Not even primarily the official ones of law, the state, the church; one of the most telling moments in the book is Myers’ encounter with a legendary dockside brawler, once a feared enforcer throughout the North, who never hit a man again after a fifteen-year old boy pulled a gun on him. His version of order was hardly desirable, but what came after was infinitely worse. It’s a vision of the classic northern working-class town gone rotten, its social networks re-organised around the new class of mini-warlords and the new war economy based first on extortion and fraud, and later on heroin imports, rather as the process of scarring re-organises the skin’s cellular structure. Peace was impossible so long as the British and Irish governments were still talking to the shells of the old society, rather than the people who controlled the war system.
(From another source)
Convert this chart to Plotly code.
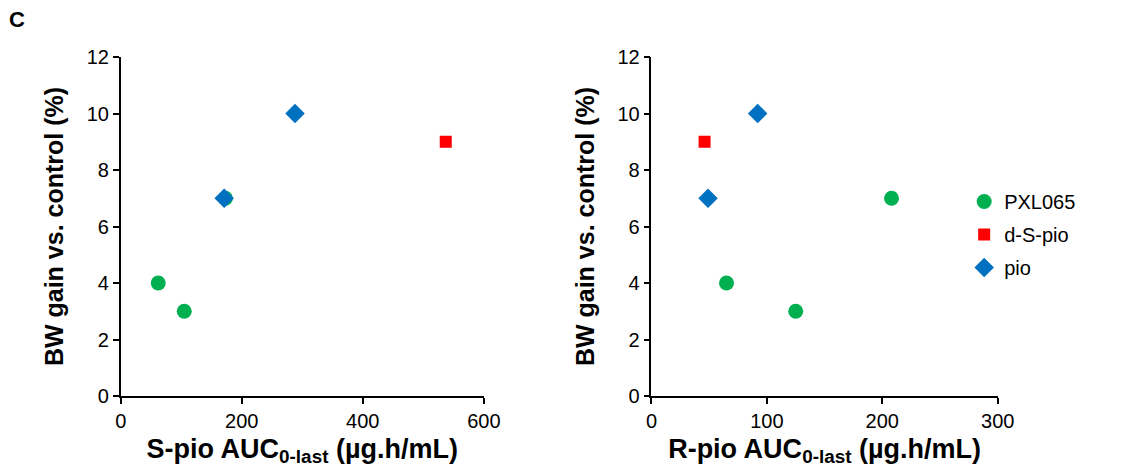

It’s also a book about youth; when you’re young, shame, scepticism and responsibility are not particularly big concerns. They weren’t for Myers, for his many girlfriends (like the one who let the IRA know his car registration after an unsatisfactory threesome), or for the new men of the paramilitary world. One thing that stands out is how many of these people were enjoying themselves – the transition from ordinary routine, Catholic morality or Protestant propriety, to intrigue, violence, and nervous hedonism was clearly a liberation for a lot of people. In many ways, it was yet another version of the 1968 generation; just conditioned by history to be a peculiarly horrible one. Here, under the combined influence of sectarianism, a particularly dense conservative power-structure, and an existing thug culture, the liberation turned out to be the liberation from freedom that militarism has always offered directionless young men.
In a sense, the great divide wasn’t even so much between the loyalists and republicans, but between a kind of unified paramilitary subculture and everyone else. Other divides were the class divide, between the players, the fans, and the targets on one side, and the garden centre unionists and castle Catholics on the other out in the suburbs, and between the old and the young, those who were quite content with a frozen conflict and those who either wanted to win or end it.
However, I find another strand of the book less compelling. Myers insists on his own complicity in a number of violent incidents I really don’t think he bears real responsibility for. I MUST RECOGNISE MY GUILT!! can be a form of self-dramatising, self-important bollocks too. And insisting on some sort of duty of journalists to cooperate with the authorities…well, that’s reactionary, hackish, and rather Decent.